> **WHAT IS ASKED**: Leave the pictures out and quote every line from the start of the listing to the line with "(B) edge[loop right]", inclusive.

++++ COLLECTED MATERIAL

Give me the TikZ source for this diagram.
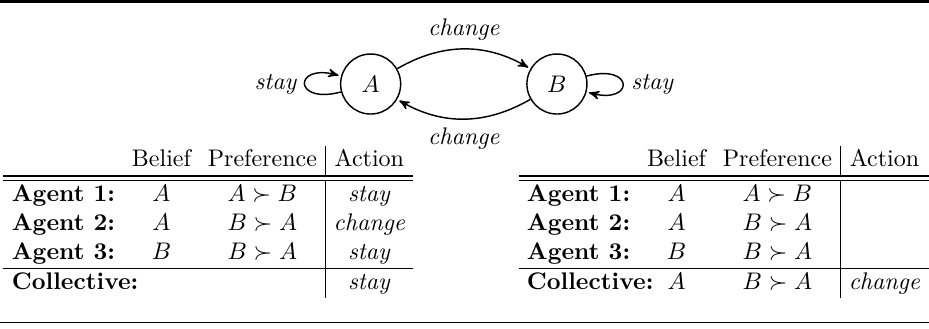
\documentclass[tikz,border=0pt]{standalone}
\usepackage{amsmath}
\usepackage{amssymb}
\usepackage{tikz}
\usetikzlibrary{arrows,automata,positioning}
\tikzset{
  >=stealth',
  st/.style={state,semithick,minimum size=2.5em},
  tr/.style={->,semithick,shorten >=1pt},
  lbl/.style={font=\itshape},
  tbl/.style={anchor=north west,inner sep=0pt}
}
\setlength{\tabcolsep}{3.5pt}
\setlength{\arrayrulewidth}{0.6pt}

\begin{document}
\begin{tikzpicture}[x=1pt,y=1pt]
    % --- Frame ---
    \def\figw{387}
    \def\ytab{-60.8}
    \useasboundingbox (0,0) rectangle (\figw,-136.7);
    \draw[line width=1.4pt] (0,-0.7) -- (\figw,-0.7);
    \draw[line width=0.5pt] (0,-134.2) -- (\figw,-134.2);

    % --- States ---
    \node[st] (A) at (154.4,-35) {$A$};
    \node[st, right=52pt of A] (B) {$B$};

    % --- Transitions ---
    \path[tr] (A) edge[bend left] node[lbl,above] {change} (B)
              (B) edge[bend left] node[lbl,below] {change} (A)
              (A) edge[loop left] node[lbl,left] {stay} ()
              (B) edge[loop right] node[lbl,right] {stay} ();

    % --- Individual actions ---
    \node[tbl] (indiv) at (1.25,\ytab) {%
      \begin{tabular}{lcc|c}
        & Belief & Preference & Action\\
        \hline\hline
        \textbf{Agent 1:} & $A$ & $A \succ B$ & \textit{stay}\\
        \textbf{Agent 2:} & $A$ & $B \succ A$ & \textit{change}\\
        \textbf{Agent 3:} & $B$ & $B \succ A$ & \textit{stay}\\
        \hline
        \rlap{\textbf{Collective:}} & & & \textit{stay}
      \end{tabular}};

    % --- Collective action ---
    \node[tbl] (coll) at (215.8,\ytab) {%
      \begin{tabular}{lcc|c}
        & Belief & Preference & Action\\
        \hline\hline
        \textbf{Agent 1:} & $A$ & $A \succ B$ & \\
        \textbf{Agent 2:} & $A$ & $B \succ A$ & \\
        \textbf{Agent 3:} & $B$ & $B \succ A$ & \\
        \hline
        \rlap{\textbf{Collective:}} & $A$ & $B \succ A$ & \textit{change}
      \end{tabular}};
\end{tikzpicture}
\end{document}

++++++++

> **RESULT OF THIS EXERCISE**:
Give me the TikZ source for this diagram.
\documentclass[tikz,border=0pt]{standalone}
\usepackage{amsmath}
\usepackage{amssymb}
\usepackage{tikz}
\usetikzlibrary{arrows,automata,positioning}
\tikzset{
  >=stealth',
  st/.style={state,semithick,minimum size=2.5em},
  tr/.style={->,semithick,shorten >=1pt},
  lbl/.style={font=\itshape},
  tbl/.style={anchor=north west,inner sep=0pt}
}
\setlength{\tabcolsep}{3.5pt}
\setlength{\arrayrulewidth}{0.6pt}

\begin{document}
\begin{tikzpicture}[x=1pt,y=1pt]
    % --- Frame ---
    \def\figw{387}
    \def\ytab{-60.8}
    \useasboundingbox (0,0) rectangle (\figw,-136.7);
    \draw[line width=1.4pt] (0,-0.7) -- (\figw,-0.7);
    \draw[line width=0.5pt] (0,-134.2) -- (\figw,-134.2);

    % --- States ---
    \node[st] (A) at (154.4,-35) {$A$};
    \node[st, right=52pt of A] (B) {$B$};

    % --- Transitions ---
    \path[tr] (A) edge[bend left] node[lbl,above] {change} (B)
              (B) edge[bend left] node[lbl,below] {change} (A)
              (A) edge[loop left] node[lbl,left] {stay} ()
              (B) edge[loop right] node[lbl,right] {stay} ();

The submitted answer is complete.